Berlin’de yapılan yorumlarda, Leipzig’de gerçekleşecek kurultayda Kramp-Karrenbauer’in devrilmesi durumunda, üçlü koalisyon hükümetinin sonunun geleceği belirtiliyor. CDU, CSU ve SPD’den oluşan koalisyon son olarak Kramp-Karrenbauer’in Türkiye’yle ilgili açıklamaları nedeniyle yeni bir krize girmişti. Kramp-Karrenbauer’in, Suriye’nin Türkiye sınırı boyunca uluslararası güçlerin kontrol ettiği bir “güvenli bölge” oluşturulması önerisini, koalisyon ortaklarıyla konuşmadan kamuoyuyla paylaşmasına SPD’li Dışişleri Bakanı Heiko Maas, sert tepki göstermişti.
Kramp-Karrenbauer’in geçen Cumartesi Ankara'da Dışişleri Bakanı Mevlüt Çavuşoğlu ile yaptığı görüşme sonrası düzenlenen ortak basın toplantısında, önerileri "yeteri kadar önemli olmadığı için konuşmadık. Kuzey Suriye’deki insanları ilgilendiren konuları konuştuk" demesi de CDU’lu siyasetçilerin sert tepkisini çekmiş ve bu sözleri ''Almanya'nın dış siyaseti açısından utanç verici'' olarak nitelendirilmişti.

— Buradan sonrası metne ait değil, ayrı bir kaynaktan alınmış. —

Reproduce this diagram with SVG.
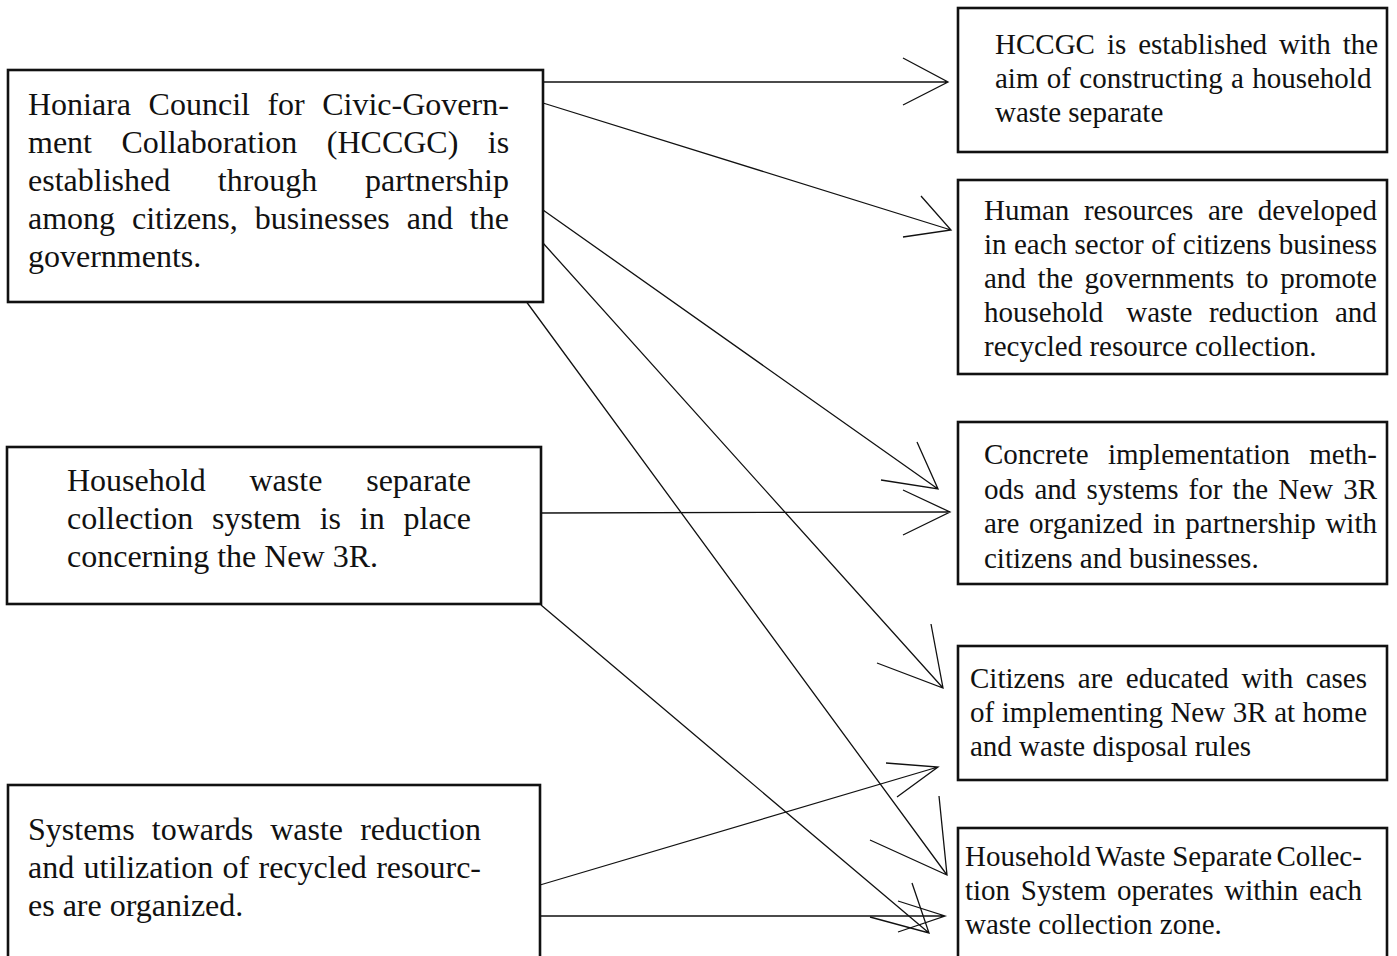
<svg xmlns="http://www.w3.org/2000/svg" width="1397" height="956" viewBox="0 0 1397 956">
<style>
.box{fill:#fff;stroke:#111;stroke-width:2.6}
.l{font-family:"Liberation Serif","Times New Roman",serif;font-size:32px;fill:#111}
.r{font-family:"Liberation Serif","Times New Roman",serif;font-size:29px;fill:#111}
.c{fill:none;stroke:#111;stroke-width:1.3;stroke-linejoin:miter}
</style>
<rect width="1397" height="956" fill="#fff"/>
<g id="connectors">
<path class="c" d="M543 82L948 82M903 58L948 82L903 105"/>
<path class="c" d="M543 103L951 230M921 196L951 230L903 237"/>
<path class="c" d="M543 210L938 489M917 442L938 489L881 480"/>
<path class="c" d="M541 513L950 512M903 490L950 512L903 535"/>
<path class="c" d="M543 243L943 688M931 624L943 688L877 663"/>
<path class="c" d="M520 293L947 875M939 796L947 875L870 840"/>
<path class="c" d="M541 605L929 933M912 883L929 933L870 917"/>
<path class="c" d="M540 885L938 767M886 763L938 767L897 797"/>
<path class="c" d="M540 916L945 916M898 901L945 916L898 932"/>
</g>
<g id="nodeA">
<rect class="box" x="8" y="70" width="535" height="232"/>
<text class="l"><tspan x="28" y="115">Honiara</tspan><tspan x="148.6" y="115">Council</tspan><tspan x="267.4" y="115">for</tspan><tspan x="322.2" y="115">Civic-Govern-</tspan></text>
<text class="l"><tspan x="28" y="153">ment</tspan><tspan x="121.4" y="153">Collaboration</tspan><tspan x="326.8" y="153">(HCCGC)</tspan><tspan x="487.8" y="153">is</tspan></text>
<text class="l"><tspan x="28" y="191">established</tspan><tspan x="217.8" y="191">through</tspan><tspan x="365" y="191">partnership</tspan></text>
<text class="l"><tspan x="28" y="229">among</tspan><tspan x="132" y="229">citizens,</tspan><tspan x="254.7" y="229">businesses</tspan><tspan x="406.7" y="229">and</tspan><tspan x="469.8" y="229">the</tspan></text>
<text class="l" x="28" y="267">governments.</text>
</g>
<g id="nodeB">
<rect class="box" x="7" y="447" width="534" height="157"/>
<text class="l"><tspan x="67" y="491">Household</tspan><tspan x="249.5" y="491">waste</tspan><tspan x="366.2" y="491">separate</tspan></text>
<text class="l"><tspan x="67" y="529">collection</tspan><tspan x="212" y="529">system</tspan><tspan x="319.7" y="529">is</tspan><tspan x="359.8" y="529">in</tspan><tspan x="403.5" y="529">place</tspan></text>
<text class="l" x="67" y="567">concerning the New 3R.</text>
</g>
<g id="nodeC">
<rect class="box" x="8" y="785" width="532" height="180"/>
<text class="l"><tspan x="28" y="840">Systems</tspan><tspan x="151.8" y="840">towards</tspan><tspan x="270.2" y="840">waste</tspan><tspan x="360.2" y="840">reduction</tspan></text>
<text class="l"><tspan x="28" y="878">and</tspan><tspan x="83.5" y="878">utilization</tspan><tspan x="222.5" y="878">of</tspan><tspan x="258.5" y="878">recycled</tspan><tspan x="376.2" y="878">resourc-</tspan></text>
<text class="l" x="28" y="916">es are organized.</text>
</g>
<g id="nodeR1">
<rect class="box" x="958" y="8" width="429" height="144"/>
<text class="r"><tspan x="995" y="54">HCCGC</tspan><tspan x="1106.9" y="54">is</tspan><tspan x="1138.2" y="54">established</tspan><tspan x="1279.1" y="54">with</tspan><tspan x="1342.7" y="54">the</tspan></text>
<text class="r"><tspan x="995" y="88">aim</tspan><tspan x="1046.8" y="88">of</tspan><tspan x="1079.3" y="88">constructing</tspan><tspan x="1231" y="88">a</tspan><tspan x="1252.2" y="88">household</tspan></text>
<text class="r" x="995" y="122">waste separate</text>
</g>
<g id="nodeR2">
<rect class="box" x="958" y="180" width="429" height="194"/>
<text class="r"><tspan x="984" y="220">Human</tspan><tspan x="1083.9" y="220">resources</tspan><tspan x="1207.9" y="220">are</tspan><tspan x="1257.8" y="220">developed</tspan></text>
<text class="r"><tspan x="984" y="254">in</tspan><tspan x="1014" y="254">each</tspan><tspan x="1074.5" y="254">sector</tspan><tspan x="1151.2" y="254">of</tspan><tspan x="1182.8" y="254">citizens</tspan><tspan x="1278.8" y="254">business</tspan></text>
<text class="r"><tspan x="984" y="288">and</tspan><tspan x="1037.6" y="288">the</tspan><tspan x="1084.6" y="288">governments</tspan><tspan x="1246" y="288">to</tspan><tspan x="1280.3" y="288">promote</tspan></text>
<text class="r"><tspan x="984" y="322">household</tspan><tspan x="1126.3" y="322">waste</tspan><tspan x="1208.9" y="322">reduction</tspan><tspan x="1335" y="322">and</tspan></text>
<text class="r" x="984" y="356">recycled resource collection.</text>
</g>
<g id="nodeR3">
<rect class="box" x="958" y="422" width="429" height="162"/>
<text class="r"><tspan x="984" y="464">Concrete</tspan><tspan x="1108" y="464">implementation</tspan><tspan x="1309.3" y="464">meth-</tspan></text>
<text class="r"><tspan x="984" y="498.5">ods</tspan><tspan x="1034.5" y="498.5">and</tspan><tspan x="1086.6" y="498.5">systems</tspan><tspan x="1188.6" y="498.5">for</tspan><tspan x="1232.6" y="498.5">the</tspan><tspan x="1278.2" y="498.5">New</tspan><tspan x="1343.2" y="498.5">3R</tspan></text>
<text class="r"><tspan x="984" y="533">are</tspan><tspan x="1029" y="533">organized</tspan><tspan x="1153" y="533">in</tspan><tspan x="1185.3" y="533">partnership</tspan><tspan x="1325.4" y="533">with</tspan></text>
<text class="r" x="984" y="567.5">citizens and businesses.</text>
</g>
<g id="nodeR4">
<rect class="box" x="958" y="646" width="429" height="134"/>
<text class="r"><tspan x="970" y="688">Citizens</tspan><tspan x="1077.8" y="688">are</tspan><tspan x="1125.8" y="688">educated</tspan><tspan x="1241.6" y="688">with</tspan><tspan x="1305.8" y="688">cases</tspan></text>
<text class="r"><tspan x="970" y="722">of</tspan><tspan x="1001.8" y="722">implementing</tspan><tspan x="1170.4" y="722">New</tspan><tspan x="1232.8" y="722">3R</tspan><tspan x="1274.2" y="722">at</tspan><tspan x="1302.6" y="722">home</tspan></text>
<text class="r" x="970" y="756">and waste disposal rules</text>
</g>
<g id="nodeR5">
<rect class="box" x="958" y="828" width="429" height="140"/>
<text class="r"><tspan x="965" y="866">Household</tspan><tspan x="1095.2" y="866">Waste</tspan><tspan x="1172.2" y="866">Separate</tspan><tspan x="1276.5" y="866">Collec-</tspan></text>
<text class="r"><tspan x="965" y="900">tion</tspan><tspan x="1020.8" y="900">System</tspan><tspan x="1116.9" y="900">operates</tspan><tspan x="1224.2" y="900">within</tspan><tspan x="1309" y="900">each</tspan></text>
<text class="r" x="965" y="934">waste collection zone.</text>
</g>
</svg>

Uzmanlar, hükümetin kurulduğu 2018’den bu yana sürekli krizlerle karşılaşan Birlik Partileri ve SPD’yi koalisyonda tutan tek nedenin, olası bir erken genel seçimde kendi oy kayıplarına paralel ırkçı Almanya için Alternatif (AfD) partisinin oy oranının artmasına yönelik korkuları olduğunu belirtiyorlar. AfD son iki yılda Almanya’da yapılan tüm eyalet seçimlerinde oylarını katlayarak arttırırken, CDU ve SPD ise kısmen tarihi oranda oy kaybı yaşadı.